Quote the lines exactly, starting with the line that contains "Emit a Python" and ending with the line that contains "bar_colors = ['#bfbfbf', '#7f7f7f', '#404040', '#000000']", and leave out all other lines.

▶ DATA FOR THIS EXERCISE:

[start]

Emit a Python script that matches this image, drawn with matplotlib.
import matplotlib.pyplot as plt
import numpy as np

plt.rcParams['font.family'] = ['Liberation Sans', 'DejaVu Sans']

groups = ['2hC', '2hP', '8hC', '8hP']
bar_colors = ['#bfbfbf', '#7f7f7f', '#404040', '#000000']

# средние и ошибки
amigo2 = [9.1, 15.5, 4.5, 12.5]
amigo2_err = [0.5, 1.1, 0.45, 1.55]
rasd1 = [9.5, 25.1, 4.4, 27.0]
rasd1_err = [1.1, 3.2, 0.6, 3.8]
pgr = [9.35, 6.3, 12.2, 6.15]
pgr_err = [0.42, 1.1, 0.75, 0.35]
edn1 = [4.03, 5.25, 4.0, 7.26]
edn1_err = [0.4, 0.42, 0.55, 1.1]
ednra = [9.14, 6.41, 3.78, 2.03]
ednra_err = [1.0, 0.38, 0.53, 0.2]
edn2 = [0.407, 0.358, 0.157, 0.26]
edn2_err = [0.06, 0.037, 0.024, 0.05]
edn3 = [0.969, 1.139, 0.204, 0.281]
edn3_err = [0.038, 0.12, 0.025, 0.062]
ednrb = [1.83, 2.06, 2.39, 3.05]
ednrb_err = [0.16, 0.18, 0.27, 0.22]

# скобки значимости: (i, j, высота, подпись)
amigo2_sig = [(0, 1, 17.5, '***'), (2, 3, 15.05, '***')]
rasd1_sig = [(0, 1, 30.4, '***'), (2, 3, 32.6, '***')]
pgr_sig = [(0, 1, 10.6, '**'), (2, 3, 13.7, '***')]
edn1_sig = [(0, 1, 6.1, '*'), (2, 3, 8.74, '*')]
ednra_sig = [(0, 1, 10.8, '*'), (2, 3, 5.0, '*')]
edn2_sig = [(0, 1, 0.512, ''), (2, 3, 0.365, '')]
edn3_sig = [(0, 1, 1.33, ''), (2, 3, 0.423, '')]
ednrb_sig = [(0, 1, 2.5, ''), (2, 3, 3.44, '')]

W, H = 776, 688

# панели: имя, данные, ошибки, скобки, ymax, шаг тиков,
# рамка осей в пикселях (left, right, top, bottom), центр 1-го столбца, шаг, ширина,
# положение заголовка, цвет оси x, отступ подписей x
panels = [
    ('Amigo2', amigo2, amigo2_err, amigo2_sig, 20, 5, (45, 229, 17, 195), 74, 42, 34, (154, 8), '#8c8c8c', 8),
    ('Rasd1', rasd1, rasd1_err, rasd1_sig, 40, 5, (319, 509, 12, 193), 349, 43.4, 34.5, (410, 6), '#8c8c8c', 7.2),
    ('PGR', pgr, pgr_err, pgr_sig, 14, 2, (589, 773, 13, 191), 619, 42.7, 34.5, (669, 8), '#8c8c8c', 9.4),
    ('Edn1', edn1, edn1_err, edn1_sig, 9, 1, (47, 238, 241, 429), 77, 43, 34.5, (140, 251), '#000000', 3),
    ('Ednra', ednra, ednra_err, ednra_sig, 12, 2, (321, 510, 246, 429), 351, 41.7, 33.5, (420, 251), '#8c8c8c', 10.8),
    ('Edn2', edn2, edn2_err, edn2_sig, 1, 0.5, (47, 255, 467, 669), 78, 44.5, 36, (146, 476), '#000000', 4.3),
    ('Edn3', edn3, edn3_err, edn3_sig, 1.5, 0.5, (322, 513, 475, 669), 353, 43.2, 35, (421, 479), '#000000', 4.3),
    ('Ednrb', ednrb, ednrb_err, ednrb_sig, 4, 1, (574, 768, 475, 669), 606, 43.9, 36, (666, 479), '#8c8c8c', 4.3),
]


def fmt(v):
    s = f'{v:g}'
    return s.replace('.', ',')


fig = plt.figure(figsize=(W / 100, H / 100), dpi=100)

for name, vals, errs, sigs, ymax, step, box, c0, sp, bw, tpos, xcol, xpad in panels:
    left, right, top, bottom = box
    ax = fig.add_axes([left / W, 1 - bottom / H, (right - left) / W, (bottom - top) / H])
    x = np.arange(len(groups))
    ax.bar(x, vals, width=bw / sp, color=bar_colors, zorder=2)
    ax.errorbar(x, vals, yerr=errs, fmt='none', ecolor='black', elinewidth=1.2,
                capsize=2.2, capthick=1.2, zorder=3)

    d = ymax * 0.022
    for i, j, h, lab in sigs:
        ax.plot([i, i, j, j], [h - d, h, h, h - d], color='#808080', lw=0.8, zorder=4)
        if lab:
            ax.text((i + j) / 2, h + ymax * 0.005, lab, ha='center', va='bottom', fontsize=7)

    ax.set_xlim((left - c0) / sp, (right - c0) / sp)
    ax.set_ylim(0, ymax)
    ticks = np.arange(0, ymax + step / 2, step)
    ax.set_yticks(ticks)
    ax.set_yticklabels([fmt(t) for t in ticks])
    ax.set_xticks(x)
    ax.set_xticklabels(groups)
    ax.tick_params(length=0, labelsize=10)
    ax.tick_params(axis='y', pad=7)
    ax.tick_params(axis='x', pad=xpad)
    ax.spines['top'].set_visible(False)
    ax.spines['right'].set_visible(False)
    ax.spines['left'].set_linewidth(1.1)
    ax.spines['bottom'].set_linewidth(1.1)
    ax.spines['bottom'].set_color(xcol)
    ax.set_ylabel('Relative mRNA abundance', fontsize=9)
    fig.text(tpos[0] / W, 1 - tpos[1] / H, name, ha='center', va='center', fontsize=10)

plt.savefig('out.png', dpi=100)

[end]
[start]

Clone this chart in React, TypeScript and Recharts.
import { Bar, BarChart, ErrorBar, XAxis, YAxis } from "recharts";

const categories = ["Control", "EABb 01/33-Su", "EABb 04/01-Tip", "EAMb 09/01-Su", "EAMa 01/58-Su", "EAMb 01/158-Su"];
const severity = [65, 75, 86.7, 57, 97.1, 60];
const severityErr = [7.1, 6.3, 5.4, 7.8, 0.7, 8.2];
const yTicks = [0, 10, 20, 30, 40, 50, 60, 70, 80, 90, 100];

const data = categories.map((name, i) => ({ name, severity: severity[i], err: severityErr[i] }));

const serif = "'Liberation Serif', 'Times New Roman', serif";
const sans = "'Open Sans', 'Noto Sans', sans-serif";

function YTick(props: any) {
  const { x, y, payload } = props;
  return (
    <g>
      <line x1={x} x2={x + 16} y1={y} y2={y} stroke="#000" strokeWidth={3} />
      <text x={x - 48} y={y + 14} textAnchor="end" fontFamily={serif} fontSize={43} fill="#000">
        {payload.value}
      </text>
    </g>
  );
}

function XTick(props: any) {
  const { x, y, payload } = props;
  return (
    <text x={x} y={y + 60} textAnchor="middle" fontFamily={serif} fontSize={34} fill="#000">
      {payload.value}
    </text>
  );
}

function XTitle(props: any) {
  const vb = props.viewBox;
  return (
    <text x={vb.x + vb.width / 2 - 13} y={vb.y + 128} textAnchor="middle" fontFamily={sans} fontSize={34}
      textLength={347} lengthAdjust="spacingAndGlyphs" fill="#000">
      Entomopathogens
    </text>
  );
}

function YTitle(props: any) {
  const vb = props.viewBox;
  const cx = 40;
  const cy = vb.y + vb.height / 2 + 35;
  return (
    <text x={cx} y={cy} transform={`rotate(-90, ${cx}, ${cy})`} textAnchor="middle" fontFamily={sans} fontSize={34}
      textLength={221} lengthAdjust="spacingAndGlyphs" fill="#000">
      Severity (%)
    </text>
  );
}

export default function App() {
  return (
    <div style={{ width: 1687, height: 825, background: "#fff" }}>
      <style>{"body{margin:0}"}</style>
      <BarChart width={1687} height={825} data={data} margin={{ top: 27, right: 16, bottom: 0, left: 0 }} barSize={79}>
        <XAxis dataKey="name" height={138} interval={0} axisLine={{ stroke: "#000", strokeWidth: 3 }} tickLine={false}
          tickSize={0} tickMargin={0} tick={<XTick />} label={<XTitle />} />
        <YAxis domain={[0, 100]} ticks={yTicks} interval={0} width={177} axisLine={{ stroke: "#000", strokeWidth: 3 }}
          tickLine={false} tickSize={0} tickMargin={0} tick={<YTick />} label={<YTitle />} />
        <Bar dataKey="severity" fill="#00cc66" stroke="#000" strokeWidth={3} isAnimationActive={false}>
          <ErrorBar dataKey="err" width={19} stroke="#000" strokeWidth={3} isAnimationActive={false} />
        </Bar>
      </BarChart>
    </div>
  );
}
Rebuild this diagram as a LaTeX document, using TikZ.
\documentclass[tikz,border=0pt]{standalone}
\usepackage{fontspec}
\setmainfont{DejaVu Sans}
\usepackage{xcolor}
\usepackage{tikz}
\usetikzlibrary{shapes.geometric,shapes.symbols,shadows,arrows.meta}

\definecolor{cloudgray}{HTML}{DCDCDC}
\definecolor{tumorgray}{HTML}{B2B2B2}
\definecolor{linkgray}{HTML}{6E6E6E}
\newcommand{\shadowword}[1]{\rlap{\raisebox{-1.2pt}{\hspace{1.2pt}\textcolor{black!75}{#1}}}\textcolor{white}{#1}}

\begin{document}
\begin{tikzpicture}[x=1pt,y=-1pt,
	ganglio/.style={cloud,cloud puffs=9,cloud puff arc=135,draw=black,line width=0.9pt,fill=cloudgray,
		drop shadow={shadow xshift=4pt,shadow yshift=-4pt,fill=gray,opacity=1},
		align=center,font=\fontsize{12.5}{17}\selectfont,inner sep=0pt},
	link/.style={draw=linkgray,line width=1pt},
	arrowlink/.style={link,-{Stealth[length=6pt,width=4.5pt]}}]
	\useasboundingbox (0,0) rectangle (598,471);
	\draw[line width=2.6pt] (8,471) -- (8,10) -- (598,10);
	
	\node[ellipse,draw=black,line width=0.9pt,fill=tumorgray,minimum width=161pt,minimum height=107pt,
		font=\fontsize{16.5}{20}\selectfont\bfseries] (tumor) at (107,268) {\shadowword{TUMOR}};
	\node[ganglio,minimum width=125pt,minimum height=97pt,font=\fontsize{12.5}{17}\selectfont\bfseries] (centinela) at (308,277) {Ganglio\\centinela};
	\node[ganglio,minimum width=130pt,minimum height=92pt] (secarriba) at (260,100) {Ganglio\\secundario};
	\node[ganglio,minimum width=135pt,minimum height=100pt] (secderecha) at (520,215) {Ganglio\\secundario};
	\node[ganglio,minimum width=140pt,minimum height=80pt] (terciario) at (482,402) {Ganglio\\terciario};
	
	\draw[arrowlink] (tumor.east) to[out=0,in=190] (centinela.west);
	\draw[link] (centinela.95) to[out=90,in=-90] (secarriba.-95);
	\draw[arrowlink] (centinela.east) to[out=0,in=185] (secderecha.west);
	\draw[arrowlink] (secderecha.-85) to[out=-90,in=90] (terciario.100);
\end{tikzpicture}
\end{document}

[end]
[start]

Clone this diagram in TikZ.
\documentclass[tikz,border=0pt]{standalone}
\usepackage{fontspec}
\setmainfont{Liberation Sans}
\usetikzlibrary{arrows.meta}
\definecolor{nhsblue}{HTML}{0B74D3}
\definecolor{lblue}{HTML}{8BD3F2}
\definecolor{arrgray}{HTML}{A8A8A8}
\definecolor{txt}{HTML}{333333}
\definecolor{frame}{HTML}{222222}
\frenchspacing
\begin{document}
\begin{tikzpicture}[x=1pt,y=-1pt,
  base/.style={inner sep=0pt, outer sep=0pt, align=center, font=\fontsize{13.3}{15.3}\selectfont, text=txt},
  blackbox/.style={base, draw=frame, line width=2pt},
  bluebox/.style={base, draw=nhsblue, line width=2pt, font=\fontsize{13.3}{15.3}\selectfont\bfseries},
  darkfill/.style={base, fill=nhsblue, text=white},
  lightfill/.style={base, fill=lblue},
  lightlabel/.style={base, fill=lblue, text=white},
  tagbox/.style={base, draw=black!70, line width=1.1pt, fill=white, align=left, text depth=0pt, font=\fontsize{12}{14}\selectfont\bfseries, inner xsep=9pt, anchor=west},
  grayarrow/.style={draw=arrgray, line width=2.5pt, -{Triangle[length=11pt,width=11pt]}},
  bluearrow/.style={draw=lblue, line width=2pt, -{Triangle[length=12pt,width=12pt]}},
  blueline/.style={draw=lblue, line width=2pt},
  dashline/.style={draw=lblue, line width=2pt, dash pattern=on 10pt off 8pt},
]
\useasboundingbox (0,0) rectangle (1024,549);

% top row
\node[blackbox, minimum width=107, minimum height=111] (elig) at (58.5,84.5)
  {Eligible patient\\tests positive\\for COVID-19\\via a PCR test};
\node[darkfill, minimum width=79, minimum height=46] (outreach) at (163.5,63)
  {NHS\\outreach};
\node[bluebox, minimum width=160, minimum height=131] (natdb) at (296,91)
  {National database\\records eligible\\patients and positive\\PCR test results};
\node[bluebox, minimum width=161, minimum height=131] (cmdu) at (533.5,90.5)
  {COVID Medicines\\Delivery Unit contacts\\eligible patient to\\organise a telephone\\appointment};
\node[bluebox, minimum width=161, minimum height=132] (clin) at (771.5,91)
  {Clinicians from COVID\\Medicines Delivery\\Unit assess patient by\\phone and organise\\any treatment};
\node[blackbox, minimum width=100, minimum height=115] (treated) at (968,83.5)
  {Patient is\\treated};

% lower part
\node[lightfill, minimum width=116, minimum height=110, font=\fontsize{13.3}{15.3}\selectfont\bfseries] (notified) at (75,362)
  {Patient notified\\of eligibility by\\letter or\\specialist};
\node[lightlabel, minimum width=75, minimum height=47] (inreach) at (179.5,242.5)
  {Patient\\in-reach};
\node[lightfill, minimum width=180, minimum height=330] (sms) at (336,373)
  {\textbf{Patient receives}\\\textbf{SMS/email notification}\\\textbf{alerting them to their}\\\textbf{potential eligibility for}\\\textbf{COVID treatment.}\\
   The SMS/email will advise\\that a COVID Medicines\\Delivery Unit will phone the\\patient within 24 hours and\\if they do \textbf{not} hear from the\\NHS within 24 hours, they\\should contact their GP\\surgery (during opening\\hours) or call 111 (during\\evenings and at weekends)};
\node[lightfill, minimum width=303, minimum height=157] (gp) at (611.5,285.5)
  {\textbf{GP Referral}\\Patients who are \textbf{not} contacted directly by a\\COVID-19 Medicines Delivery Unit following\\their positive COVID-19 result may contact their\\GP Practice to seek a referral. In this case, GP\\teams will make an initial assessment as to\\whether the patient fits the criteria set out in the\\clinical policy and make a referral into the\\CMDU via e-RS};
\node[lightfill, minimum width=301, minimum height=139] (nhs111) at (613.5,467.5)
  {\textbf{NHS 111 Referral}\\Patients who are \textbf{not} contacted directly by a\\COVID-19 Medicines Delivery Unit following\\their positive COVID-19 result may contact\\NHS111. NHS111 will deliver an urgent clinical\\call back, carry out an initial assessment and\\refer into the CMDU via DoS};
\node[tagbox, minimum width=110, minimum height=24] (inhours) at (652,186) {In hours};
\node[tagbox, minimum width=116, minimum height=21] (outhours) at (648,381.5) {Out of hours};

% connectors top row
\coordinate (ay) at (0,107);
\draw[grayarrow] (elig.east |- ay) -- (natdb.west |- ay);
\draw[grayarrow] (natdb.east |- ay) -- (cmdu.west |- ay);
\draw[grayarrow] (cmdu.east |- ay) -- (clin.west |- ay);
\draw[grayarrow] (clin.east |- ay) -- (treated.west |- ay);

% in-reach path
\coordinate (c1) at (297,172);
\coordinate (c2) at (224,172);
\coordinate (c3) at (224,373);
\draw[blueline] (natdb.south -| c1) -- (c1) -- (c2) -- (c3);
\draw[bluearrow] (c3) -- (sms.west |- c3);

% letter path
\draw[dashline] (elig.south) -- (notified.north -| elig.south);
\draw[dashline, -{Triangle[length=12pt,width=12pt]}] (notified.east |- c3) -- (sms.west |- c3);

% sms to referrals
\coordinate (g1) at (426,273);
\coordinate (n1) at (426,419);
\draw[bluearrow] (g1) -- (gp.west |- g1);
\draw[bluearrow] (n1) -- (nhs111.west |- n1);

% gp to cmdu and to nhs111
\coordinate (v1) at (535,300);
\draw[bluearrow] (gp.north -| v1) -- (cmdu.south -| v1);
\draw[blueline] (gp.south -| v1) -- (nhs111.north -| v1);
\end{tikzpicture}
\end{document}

[end]

▶ WRITTEN RESPONSE:
Emit a Python script that matches this image, drawn with matplotlib.
import matplotlib.pyplot as plt
import numpy as np

plt.rcParams['font.family'] = ['Liberation Sans', 'DejaVu Sans']

groups = ['2hC', '2hP', '8hC', '8hP']
bar_colors = ['#bfbfbf', '#7f7f7f', '#404040', '#000000']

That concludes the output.